#### SUPPLIED MATERIAL
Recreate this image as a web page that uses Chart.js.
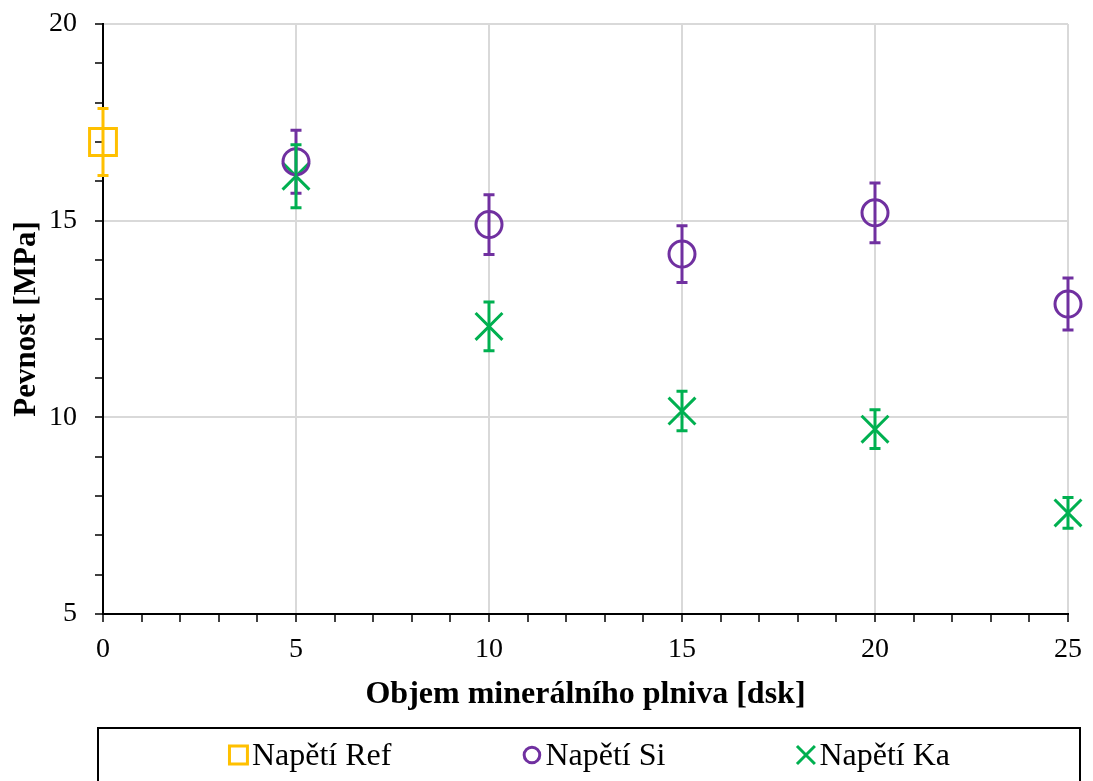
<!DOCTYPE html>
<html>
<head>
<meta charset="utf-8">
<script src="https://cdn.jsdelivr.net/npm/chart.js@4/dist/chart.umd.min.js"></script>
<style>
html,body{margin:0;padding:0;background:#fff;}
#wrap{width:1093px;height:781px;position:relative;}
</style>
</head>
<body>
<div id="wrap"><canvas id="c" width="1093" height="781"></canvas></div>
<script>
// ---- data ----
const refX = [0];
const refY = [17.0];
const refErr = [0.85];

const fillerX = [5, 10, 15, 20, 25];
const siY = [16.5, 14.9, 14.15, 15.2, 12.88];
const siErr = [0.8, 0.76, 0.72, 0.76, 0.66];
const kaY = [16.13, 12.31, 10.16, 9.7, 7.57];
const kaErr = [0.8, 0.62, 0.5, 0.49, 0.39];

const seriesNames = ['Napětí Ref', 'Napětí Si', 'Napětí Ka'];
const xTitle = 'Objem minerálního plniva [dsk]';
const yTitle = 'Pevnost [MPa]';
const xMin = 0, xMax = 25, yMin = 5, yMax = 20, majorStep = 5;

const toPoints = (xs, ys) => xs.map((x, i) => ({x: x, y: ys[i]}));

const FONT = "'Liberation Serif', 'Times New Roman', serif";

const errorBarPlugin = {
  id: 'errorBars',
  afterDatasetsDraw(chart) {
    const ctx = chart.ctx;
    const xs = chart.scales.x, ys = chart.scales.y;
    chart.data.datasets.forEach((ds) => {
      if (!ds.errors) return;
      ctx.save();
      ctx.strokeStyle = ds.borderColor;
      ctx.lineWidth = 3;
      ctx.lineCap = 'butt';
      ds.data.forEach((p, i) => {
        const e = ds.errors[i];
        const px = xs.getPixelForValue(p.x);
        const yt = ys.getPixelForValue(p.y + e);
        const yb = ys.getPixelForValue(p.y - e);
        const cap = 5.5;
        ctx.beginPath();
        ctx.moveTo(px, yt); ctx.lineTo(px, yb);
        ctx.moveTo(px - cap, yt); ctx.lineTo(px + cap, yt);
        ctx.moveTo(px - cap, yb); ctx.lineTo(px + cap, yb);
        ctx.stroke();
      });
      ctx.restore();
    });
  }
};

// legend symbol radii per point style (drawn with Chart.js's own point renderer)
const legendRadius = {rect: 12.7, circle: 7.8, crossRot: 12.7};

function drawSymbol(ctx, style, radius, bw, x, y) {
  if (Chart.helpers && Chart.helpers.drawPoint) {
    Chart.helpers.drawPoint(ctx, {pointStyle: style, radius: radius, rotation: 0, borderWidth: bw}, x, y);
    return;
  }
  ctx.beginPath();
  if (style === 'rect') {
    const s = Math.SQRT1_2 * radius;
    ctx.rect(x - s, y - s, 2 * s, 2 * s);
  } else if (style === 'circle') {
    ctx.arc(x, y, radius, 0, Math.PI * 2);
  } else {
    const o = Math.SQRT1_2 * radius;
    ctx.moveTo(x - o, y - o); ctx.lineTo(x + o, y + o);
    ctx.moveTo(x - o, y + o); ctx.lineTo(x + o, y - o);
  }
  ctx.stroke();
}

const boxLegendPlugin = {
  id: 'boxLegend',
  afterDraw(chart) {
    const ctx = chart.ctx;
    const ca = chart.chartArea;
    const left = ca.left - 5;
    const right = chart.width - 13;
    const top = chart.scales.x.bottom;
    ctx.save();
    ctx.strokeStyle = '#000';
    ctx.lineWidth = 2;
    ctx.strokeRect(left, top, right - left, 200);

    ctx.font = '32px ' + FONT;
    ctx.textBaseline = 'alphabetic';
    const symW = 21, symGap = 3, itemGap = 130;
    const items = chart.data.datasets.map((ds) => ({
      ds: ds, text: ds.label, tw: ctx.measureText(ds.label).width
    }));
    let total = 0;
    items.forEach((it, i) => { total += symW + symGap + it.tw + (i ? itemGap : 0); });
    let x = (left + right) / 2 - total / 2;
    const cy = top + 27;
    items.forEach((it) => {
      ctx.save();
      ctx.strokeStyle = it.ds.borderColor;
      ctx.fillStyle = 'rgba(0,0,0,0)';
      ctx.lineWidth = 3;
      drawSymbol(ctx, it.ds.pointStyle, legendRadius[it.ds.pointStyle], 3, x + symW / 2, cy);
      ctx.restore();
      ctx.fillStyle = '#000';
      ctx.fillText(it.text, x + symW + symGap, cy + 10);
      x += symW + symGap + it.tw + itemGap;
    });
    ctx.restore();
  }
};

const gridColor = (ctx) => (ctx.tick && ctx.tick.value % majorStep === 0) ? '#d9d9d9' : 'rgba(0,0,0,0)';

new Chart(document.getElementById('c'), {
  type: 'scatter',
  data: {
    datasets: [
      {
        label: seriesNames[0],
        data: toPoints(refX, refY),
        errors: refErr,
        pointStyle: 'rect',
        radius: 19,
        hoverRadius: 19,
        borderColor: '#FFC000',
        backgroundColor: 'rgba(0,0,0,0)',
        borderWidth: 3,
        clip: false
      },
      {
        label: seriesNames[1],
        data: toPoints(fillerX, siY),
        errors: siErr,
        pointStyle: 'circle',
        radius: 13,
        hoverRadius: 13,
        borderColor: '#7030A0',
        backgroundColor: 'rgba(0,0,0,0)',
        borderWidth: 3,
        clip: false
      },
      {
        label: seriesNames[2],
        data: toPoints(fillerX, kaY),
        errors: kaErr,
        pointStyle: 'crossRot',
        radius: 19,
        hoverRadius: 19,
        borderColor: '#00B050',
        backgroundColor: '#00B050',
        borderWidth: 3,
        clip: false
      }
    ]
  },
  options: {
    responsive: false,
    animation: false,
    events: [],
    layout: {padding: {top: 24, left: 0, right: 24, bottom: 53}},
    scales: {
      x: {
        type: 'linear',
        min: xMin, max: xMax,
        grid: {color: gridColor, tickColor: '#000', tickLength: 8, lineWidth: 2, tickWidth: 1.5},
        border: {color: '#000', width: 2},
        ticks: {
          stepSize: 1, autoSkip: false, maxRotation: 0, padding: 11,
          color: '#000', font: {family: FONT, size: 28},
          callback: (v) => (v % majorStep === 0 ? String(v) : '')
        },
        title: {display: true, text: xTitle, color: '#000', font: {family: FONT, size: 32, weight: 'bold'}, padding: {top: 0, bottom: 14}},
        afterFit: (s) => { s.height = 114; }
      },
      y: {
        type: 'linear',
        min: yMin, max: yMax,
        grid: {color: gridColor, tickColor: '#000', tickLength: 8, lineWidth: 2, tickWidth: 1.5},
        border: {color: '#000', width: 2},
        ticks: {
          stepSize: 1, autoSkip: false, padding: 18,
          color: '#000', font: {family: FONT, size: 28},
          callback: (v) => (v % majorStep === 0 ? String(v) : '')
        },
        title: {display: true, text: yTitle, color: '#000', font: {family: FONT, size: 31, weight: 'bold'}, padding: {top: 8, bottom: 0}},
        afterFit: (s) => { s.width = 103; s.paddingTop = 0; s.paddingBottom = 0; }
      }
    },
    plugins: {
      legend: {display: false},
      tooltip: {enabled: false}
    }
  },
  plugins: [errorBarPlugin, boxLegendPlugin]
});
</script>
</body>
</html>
########
## WORK TO COMPLETE
Repeat the material above in full and unchanged, minus its images.

## WRITTEN ANSWER
Recreate this image as a web page that uses Chart.js.
<!DOCTYPE html>
<html>
<head>
<meta charset="utf-8">
<script src="https://cdn.jsdelivr.net/npm/chart.js@4/dist/chart.umd.min.js"></script>
<style>
html,body{margin:0;padding:0;background:#fff;}
#wrap{width:1093px;height:781px;position:relative;}
</style>
</head>
<body>
<div id="wrap"><canvas id="c" width="1093" height="781"></canvas></div>
<script>
// ---- data ----
const refX = [0];
const refY = [17.0];
const refErr = [0.85];

const fillerX = [5, 10, 15, 20, 25];
const siY = [16.5, 14.9, 14.15, 15.2, 12.88];
const siErr = [0.8, 0.76, 0.72, 0.76, 0.66];
const kaY = [16.13, 12.31, 10.16, 9.7, 7.57];
const kaErr = [0.8, 0.62, 0.5, 0.49, 0.39];

const seriesNames = ['Napětí Ref', 'Napětí Si', 'Napětí Ka'];
const xTitle = 'Objem minerálního plniva [dsk]';
const yTitle = 'Pevnost [MPa]';
const xMin = 0, xMax = 25, yMin = 5, yMax = 20, majorStep = 5;

const toPoints = (xs, ys) => xs.map((x, i) => ({x: x, y: ys[i]}));

const FONT = "'Liberation Serif', 'Times New Roman', serif";

const errorBarPlugin = {
  id: 'errorBars',
  afterDatasetsDraw(chart) {
    const ctx = chart.ctx;
    const xs = chart.scales.x, ys = chart.scales.y;
    chart.data.datasets.forEach((ds) => {
      if (!ds.errors) return;
      ctx.save();
      ctx.strokeStyle = ds.borderColor;
      ctx.lineWidth = 3;
      ctx.lineCap = 'butt';
      ds.data.forEach((p, i) => {
        const e = ds.errors[i];
        const px = xs.getPixelForValue(p.x);
        const yt = ys.getPixelForValue(p.y + e);
        const yb = ys.getPixelForValue(p.y - e);
        const cap = 5.5;
        ctx.beginPath();
        ctx.moveTo(px, yt); ctx.lineTo(px, yb);
        ctx.moveTo(px - cap, yt); ctx.lineTo(px + cap, yt);
        ctx.moveTo(px - cap, yb); ctx.lineTo(px + cap, yb);
        ctx.stroke();
      });
      ctx.restore();
    });
  }
};

// legend symbol radii per point style (drawn with Chart.js's own point renderer)
const legendRadius = {rect: 12.7, circle: 7.8, crossRot: 12.7};

function drawSymbol(ctx, style, radius, bw, x, y) {
  if (Chart.helpers && Chart.helpers.drawPoint) {
    Chart.helpers.drawPoint(ctx, {pointStyle: style, radius: radius, rotation: 0, borderWidth: bw}, x, y);
    return;
  }
  ctx.beginPath();
  if (style === 'rect') {
    const s = Math.SQRT1_2 * radius;
    ctx.rect(x - s, y - s, 2 * s, 2 * s);
  } else if (style === 'circle') {
    ctx.arc(x, y, radius, 0, Math.PI * 2);
  } else {
    const o = Math.SQRT1_2 * radius;
    ctx.moveTo(x - o, y - o); ctx.lineTo(x + o, y + o);
    ctx.moveTo(x - o, y + o); ctx.lineTo(x + o, y - o);
  }
  ctx.stroke();
}

const boxLegendPlugin = {
  id: 'boxLegend',
  afterDraw(chart) {
    const ctx = chart.ctx;
    const ca = chart.chartArea;
    const left = ca.left - 5;
    const right = chart.width - 13;
    const top = chart.scales.x.bottom;
    ctx.save();
    ctx.strokeStyle = '#000';
    ctx.lineWidth = 2;
    ctx.strokeRect(left, top, right - left, 200);

    ctx.font = '32px ' + FONT;
    ctx.textBaseline = 'alphabetic';
    const symW = 21, symGap = 3, itemGap = 130;
    const items = chart.data.datasets.map((ds) => ({
      ds: ds, text: ds.label, tw: ctx.measureText(ds.label).width
    }));
    let total = 0;
    items.forEach((it, i) => { total += symW + symGap + it.tw + (i ? itemGap : 0); });
    let x = (left + right) / 2 - total / 2;
    const cy = top + 27;
    items.forEach((it) => {
      ctx.save();
      ctx.strokeStyle = it.ds.borderColor;
      ctx.fillStyle = 'rgba(0,0,0,0)';
      ctx.lineWidth = 3;
      drawSymbol(ctx, it.ds.pointStyle, legendRadius[it.ds.pointStyle], 3, x + symW / 2, cy);
      ctx.restore();
      ctx.fillStyle = '#000';
      ctx.fillText(it.text, x + symW + symGap, cy + 10);
      x += symW + symGap + it.tw + itemGap;
    });
    ctx.restore();
  }
};

const gridColor = (ctx) => (ctx.tick && ctx.tick.value % majorStep === 0) ? '#d9d9d9' : 'rgba(0,0,0,0)';

new Chart(document.getElementById('c'), {
  type: 'scatter',
  data: {
    datasets: [
      {
        label: seriesNames[0],
        data: toPoints(refX, refY),
        errors: refErr,
        pointStyle: 'rect',
        radius: 19,
        hoverRadius: 19,
        borderColor: '#FFC000',
        backgroundColor: 'rgba(0,0,0,0)',
        borderWidth: 3,
        clip: false
      },
      {
        label: seriesNames[1],
        data: toPoints(fillerX, siY),
        errors: siErr,
        pointStyle: 'circle',
        radius: 13,
        hoverRadius: 13,
        borderColor: '#7030A0',
        backgroundColor: 'rgba(0,0,0,0)',
        borderWidth: 3,
        clip: false
      },
      {
        label: seriesNames[2],
        data: toPoints(fillerX, kaY),
        errors: kaErr,
        pointStyle: 'crossRot',
        radius: 19,
        hoverRadius: 19,
        borderColor: '#00B050',
        backgroundColor: '#00B050',
        borderWidth: 3,
        clip: false
      }
    ]
  },
  options: {
    responsive: false,
    animation: false,
    events: [],
    layout: {padding: {top: 24, left: 0, right: 24, bottom: 53}},
    scales: {
      x: {
        type: 'linear',
        min: xMin, max: xMax,
        grid: {color: gridColor, tickColor: '#000', tickLength: 8, lineWidth: 2, tickWidth: 1.5},
        border: {color: '#000', width: 2},
        ticks: {
          stepSize: 1, autoSkip: false, maxRotation: 0, padding: 11,
          color: '#000', font: {family: FONT, size: 28},
          callback: (v) => (v % majorStep === 0 ? String(v) : '')
        },
        title: {display: true, text: xTitle, color: '#000', font: {family: FONT, size: 32, weight: 'bold'}, padding: {top: 0, bottom: 14}},
        afterFit: (s) => { s.height = 114; }
      },
      y: {
        type: 'linear',
        min: yMin, max: yMax,
        grid: {color: gridColor, tickColor: '#000', tickLength: 8, lineWidth: 2, tickWidth: 1.5},
        border: {color: '#000', width: 2},
        ticks: {
          stepSize: 1, autoSkip: false, padding: 18,
          color: '#000', font: {family: FONT, size: 28},
          callback: (v) => (v % majorStep === 0 ? String(v) : '')
        },
        title: {display: true, text: yTitle, color: '#000', font: {family: FONT, size: 31, weight: 'bold'}, padding: {top: 8, bottom: 0}},
        afterFit: (s) => { s.width = 103; s.paddingTop = 0; s.paddingBottom = 0; }
      }
    },
    plugins: {
      legend: {display: false},
      tooltip: {enabled: false}
    }
  },
  plugins: [errorBarPlugin, boxLegendPlugin]
});
</script>
</body>
</html>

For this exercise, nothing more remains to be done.